We are aware at a mental level that we need to treat them like those for whom Jesus died. But sometimes it’s only after the Muslim is saved that we wrap our head around the fact that Jesus loves him, too. Before that, we are all too often wanting to treat them like the enemy, even though Jesus was working in that Muslim’s heart.
Rick Warren is not suggesting we set aside our differences on this “little matter of who Jesus is.” He KNOWS who Jesus is, and wants the Muslims to know it, too. In fact, in this very video that these people say shows pastor Warren’s “love for Islam,” pastor Warren himself makes it very clear that he sees there is a huge divide about what we believe.

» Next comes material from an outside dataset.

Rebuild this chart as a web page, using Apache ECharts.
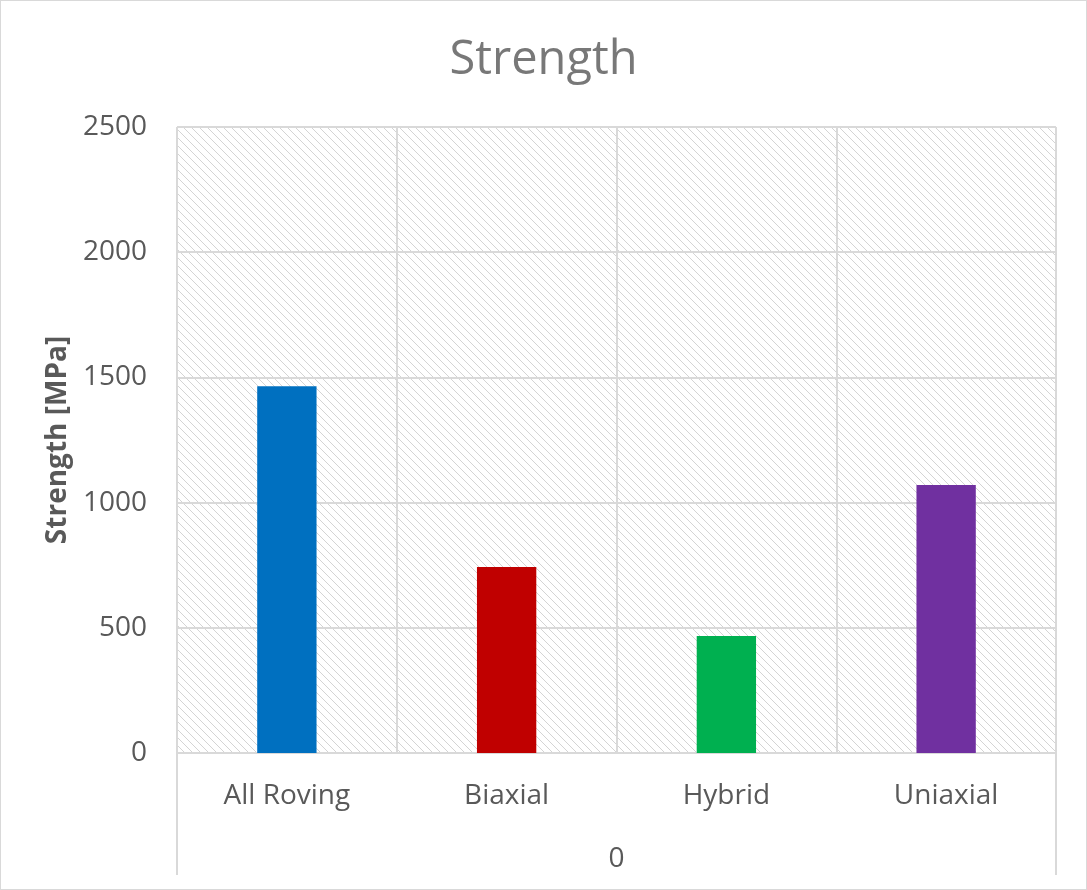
<!DOCTYPE html>
<html>
<head>
<meta charset="utf-8">
<script src="https://cdn.jsdelivr.net/npm/echarts@6/dist/echarts.min.js"></script>
<style>
  html, body { margin: 0; padding: 0; background: #fff; }
  #chart { width: 1087px; height: 890px; box-sizing: border-box; border: 1px solid #d9d9d9; }
</style>
</head>
<body>
<div id="chart"></div>
<script>
// Data
const categories = ['All Roving', 'Biaxial', 'Hybrid', 'Uniaxial'];
const strengthValues = [1465, 743, 467, 1070];
const barColors = ['#0070C0', '#C00000', '#00B050', '#7030A0'];
const groupLabels = ['0'];
const yTicks = { min: 0, max: 2500, interval: 500 };

// Light downward-diagonal hatch used as the plot background
function makeHatch() {
  const size = 8;
  const c = document.createElement('canvas');
  c.width = size; c.height = size;
  const ctx = c.getContext('2d');
  ctx.fillStyle = '#ffffff';
  ctx.fillRect(0, 0, size, size);
  ctx.fillStyle = '#d4d4d4';
  for (let y = 0; y < size; y++) {
    for (let x = 0; x < size; x++) {
      const d = ((x - y) % size + size) % size;
      if ((d === 0 || d === 1) && ((x + y) % 2 === 0 || d === 0)) ctx.fillRect(x, y, 1, 1);
    }
  }
  return c;
}

const font = '"Open Sans", "Noto Sans", sans-serif';
const txt = '#595959';
const gridLine = '#d9d9d9';

const chart = echarts.init(document.getElementById('chart'), null, { renderer: 'canvas' });
chart.setOption({
  animation: false,
  title: {
    text: 'Strength',
    left: 'center',
    top: 31,
    textStyle: { fontFamily: font, fontSize: 47, fontWeight: 'normal', color: '#787878' }
  },
  grid: {
    left: 176, right: 30, top: 126, bottom: 136,
    show: true,
    borderWidth: 0,
    backgroundColor: { image: makeHatch(), repeat: 'repeat' }
  },
  xAxis: [{
    type: 'category',
    data: categories,
    axisLine: { show: true, lineStyle: { color: gridLine, width: 2 } },
    axisTick: { show: false },
    splitLine: { show: true, lineStyle: { color: gridLine, width: 2 } },
    axisLabel: { fontFamily: font, fontSize: 28, color: txt, margin: 29 }
  }, {
    type: 'category',
    data: groupLabels,
    position: 'bottom',
    offset: 122,
    axisLine: { show: false },
    axisTick: { show: true, inside: true, length: 122, lineStyle: { color: gridLine, width: 2 } },
    axisLabel: { inside: true, fontFamily: font, fontSize: 28, color: txt, margin: 2 }
  }],
  yAxis: {
    type: 'value',
    min: yTicks.min, max: yTicks.max, interval: yTicks.interval,
    name: 'Strength [MPa]',
    nameLocation: 'middle',
    nameGap: 104,
    nameTextStyle: { fontFamily: font, fontSize: 28, fontWeight: 'bold', color: txt },
    axisLine: { show: false },
    axisTick: { show: false },
    splitLine: { show: true, lineStyle: { color: gridLine, width: 2 } },
    axisLabel: { fontFamily: font, fontSize: 28, color: txt, margin: 30, formatter: v => String(v) }
  },
  series: [{
    type: 'bar',
    xAxisIndex: 0,
    barWidth: '27%',
    data: strengthValues.map((v, i) => ({ value: v, itemStyle: { color: barColors[i] } }))
  }]
});
</script>
</body>
</html>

Pastor Warren is not a fan of Islam. But he loves Muslim people. Do we?
Rick Warren seems to have the good understanding that if we don’t recognize that there are some well-meaning and good-hearted people in the Muslim community who truly do believe “there should be no compulsion in religion,” and if we don’t stand with these Muslims to end stereotyping on BOTH sides of the Christian/Muslim divide, we may end up working against the very purposes God has in mind for these people, which is to see them come to Jesus.

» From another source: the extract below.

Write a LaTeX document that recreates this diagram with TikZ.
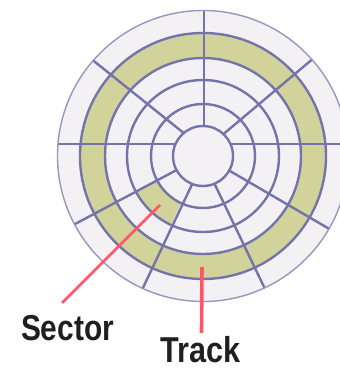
\documentclass[tikz,border=0pt]{standalone}
\usepackage{fontspec}
\setmainfont{Liberation Sans}
\usetikzlibrary{calc}
\definecolor{disk}{HTML}{F3F1F4}
\definecolor{trk}{HTML}{D2D39A}
\definecolor{ln}{HTML}{7474AA}
\definecolor{ptr}{HTML}{FF5566}
\begin{document}
\begin{tikzpicture}[x=1pt,y=1pt,
  ringline/.style={draw=ln, line width=2.4pt},
  rimline/.style={draw=ln!75, line width=1.4pt},
  pointer/.style={draw=ptr, line width=2.6pt},
  lbl/.style={font=\fontsize{36}{40}\selectfont\bfseries, text=black!88, inner sep=0pt}]
\useasboundingbox (0,0) rectangle (340,370);
\clip (0,0) rectangle (340,370);
\coordinate (c) at (203,214);
% disk body
\fill[disk] (c) circle (146);
\fill[trk, even odd rule] (c) circle (123) (c) circle (98);
% highlighted sector
\fill[trk] ($(c)+(209:52)$) arc[start angle=209, end angle=245, radius=52]
  -- ($(c)+(245:76)$) arc[start angle=245, end angle=209, radius=76] -- cycle;
% spokes
\foreach \a/\b in {41.5/47, 139/130, 208/208, 245.5/249, 295/292.5, 330/331}
  \draw[ringline] ($(c)+(\a:146)$) -- ($(c)+(\b:30)$);
\draw[ringline] ($(c)+(1,146)$) -- ($(c)+(1,30)$);
\draw[ringline] ($(c)+(-145.5,12)$) -- ($(c)+(-27.5,12)$);
\draw[ringline] ($(c)+(27.5,12)$) -- ($(c)+(146,12)$);
% tracks
\foreach \r in {30,52,76,98,123}
  \draw[ringline] (c) circle (\r);
\draw[rimline] (c) circle (145.5);
% labels and pointers
\node[lbl, anchor=base] (sector) at (67.5,30) {\scalebox{0.83}[1]{Sector}};
\node[lbl, anchor=base] (track) at (200.5,7) {\scalebox{0.85}[1]{Track}};
\coordinate (sa) at (62,67);
\coordinate (sb) at (160,165);
\coordinate (ta) at (201.5,37);
\coordinate (tb) at (202,103);
\draw[pointer] (sa) -- (sb);
\draw[pointer, line width=3.6pt] (ta) -- (tb);
\end{tikzpicture}
\end{document}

Do I believe that Islam is a false religion? Yes. I do. But there are at least a billion Muslims who believe that I hold to a false religion, too. And if we don’t talk to each other, and listen to each other, then how else will the spirit of the living God work in their hearts to bring them to a true understanding of who Jesus is so that they may be saved? It’s true that God can and sometimes does do that without the church; but it seems to me it grieves His heart when he cannot include us in the process because we think that truth is the only weapon we have. Love is the stronger tool. And we can love them even while we disagree with them.
Sometimes, it’s the only way they will see the difference between the truth and the lie.